-- START OF Material --

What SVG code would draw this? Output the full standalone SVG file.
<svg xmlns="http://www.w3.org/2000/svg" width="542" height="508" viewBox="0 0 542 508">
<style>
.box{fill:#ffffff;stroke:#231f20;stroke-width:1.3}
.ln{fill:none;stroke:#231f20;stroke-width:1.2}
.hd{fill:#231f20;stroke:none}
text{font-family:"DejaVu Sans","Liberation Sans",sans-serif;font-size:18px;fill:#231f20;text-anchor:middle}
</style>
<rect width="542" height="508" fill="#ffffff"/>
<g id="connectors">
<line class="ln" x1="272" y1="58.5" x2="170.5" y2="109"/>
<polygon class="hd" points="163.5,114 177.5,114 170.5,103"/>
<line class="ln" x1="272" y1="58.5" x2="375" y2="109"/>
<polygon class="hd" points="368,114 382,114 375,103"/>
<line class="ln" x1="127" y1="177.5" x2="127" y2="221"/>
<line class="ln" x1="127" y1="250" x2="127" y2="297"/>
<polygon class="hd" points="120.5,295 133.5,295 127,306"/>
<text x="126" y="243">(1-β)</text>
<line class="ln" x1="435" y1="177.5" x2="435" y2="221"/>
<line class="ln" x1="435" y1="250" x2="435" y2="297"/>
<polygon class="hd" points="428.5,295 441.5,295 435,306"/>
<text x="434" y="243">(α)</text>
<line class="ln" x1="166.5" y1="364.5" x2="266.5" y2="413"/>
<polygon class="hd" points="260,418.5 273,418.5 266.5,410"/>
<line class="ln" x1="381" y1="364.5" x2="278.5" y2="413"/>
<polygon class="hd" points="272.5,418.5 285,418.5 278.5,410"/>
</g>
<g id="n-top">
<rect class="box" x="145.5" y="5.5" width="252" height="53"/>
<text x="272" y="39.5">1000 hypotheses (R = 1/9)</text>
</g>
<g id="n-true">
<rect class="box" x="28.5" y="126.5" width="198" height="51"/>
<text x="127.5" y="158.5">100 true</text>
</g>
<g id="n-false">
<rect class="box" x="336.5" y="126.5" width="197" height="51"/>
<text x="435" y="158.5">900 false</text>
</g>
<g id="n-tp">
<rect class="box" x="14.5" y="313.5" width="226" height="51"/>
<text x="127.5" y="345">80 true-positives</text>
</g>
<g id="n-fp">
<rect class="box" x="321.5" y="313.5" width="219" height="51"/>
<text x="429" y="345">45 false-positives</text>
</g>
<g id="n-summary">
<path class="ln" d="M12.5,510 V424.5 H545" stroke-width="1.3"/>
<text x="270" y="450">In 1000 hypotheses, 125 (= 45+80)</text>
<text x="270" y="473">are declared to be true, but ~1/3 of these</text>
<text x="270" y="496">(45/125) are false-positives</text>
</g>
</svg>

-- END OF Material --

_Directions for this task_.
The whole listing above needs to be written out again exactly.

_Complete answer_.
What SVG code would draw this? Output the full standalone SVG file.
<svg xmlns="http://www.w3.org/2000/svg" width="542" height="508" viewBox="0 0 542 508">
<style>
.box{fill:#ffffff;stroke:#231f20;stroke-width:1.3}
.ln{fill:none;stroke:#231f20;stroke-width:1.2}
.hd{fill:#231f20;stroke:none}
text{font-family:"DejaVu Sans","Liberation Sans",sans-serif;font-size:18px;fill:#231f20;text-anchor:middle}
</style>
<rect width="542" height="508" fill="#ffffff"/>
<g id="connectors">
<line class="ln" x1="272" y1="58.5" x2="170.5" y2="109"/>
<polygon class="hd" points="163.5,114 177.5,114 170.5,103"/>
<line class="ln" x1="272" y1="58.5" x2="375" y2="109"/>
<polygon class="hd" points="368,114 382,114 375,103"/>
<line class="ln" x1="127" y1="177.5" x2="127" y2="221"/>
<line class="ln" x1="127" y1="250" x2="127" y2="297"/>
<polygon class="hd" points="120.5,295 133.5,295 127,306"/>
<text x="126" y="243">(1-β)</text>
<line class="ln" x1="435" y1="177.5" x2="435" y2="221"/>
<line class="ln" x1="435" y1="250" x2="435" y2="297"/>
<polygon class="hd" points="428.5,295 441.5,295 435,306"/>
<text x="434" y="243">(α)</text>
<line class="ln" x1="166.5" y1="364.5" x2="266.5" y2="413"/>
<polygon class="hd" points="260,418.5 273,418.5 266.5,410"/>
<line class="ln" x1="381" y1="364.5" x2="278.5" y2="413"/>
<polygon class="hd" points="272.5,418.5 285,418.5 278.5,410"/>
</g>
<g id="n-top">
<rect class="box" x="145.5" y="5.5" width="252" height="53"/>
<text x="272" y="39.5">1000 hypotheses (R = 1/9)</text>
</g>
<g id="n-true">
<rect class="box" x="28.5" y="126.5" width="198" height="51"/>
<text x="127.5" y="158.5">100 true</text>
</g>
<g id="n-false">
<rect class="box" x="336.5" y="126.5" width="197" height="51"/>
<text x="435" y="158.5">900 false</text>
</g>
<g id="n-tp">
<rect class="box" x="14.5" y="313.5" width="226" height="51"/>
<text x="127.5" y="345">80 true-positives</text>
</g>
<g id="n-fp">
<rect class="box" x="321.5" y="313.5" width="219" height="51"/>
<text x="429" y="345">45 false-positives</text>
</g>
<g id="n-summary">
<path class="ln" d="M12.5,510 V424.5 H545" stroke-width="1.3"/>
<text x="270" y="450">In 1000 hypotheses, 125 (= 45+80)</text>
<text x="270" y="473">are declared to be true, but ~1/3 of these</text>
<text x="270" y="496">(45/125) are false-positives</text>
</g>
</svg>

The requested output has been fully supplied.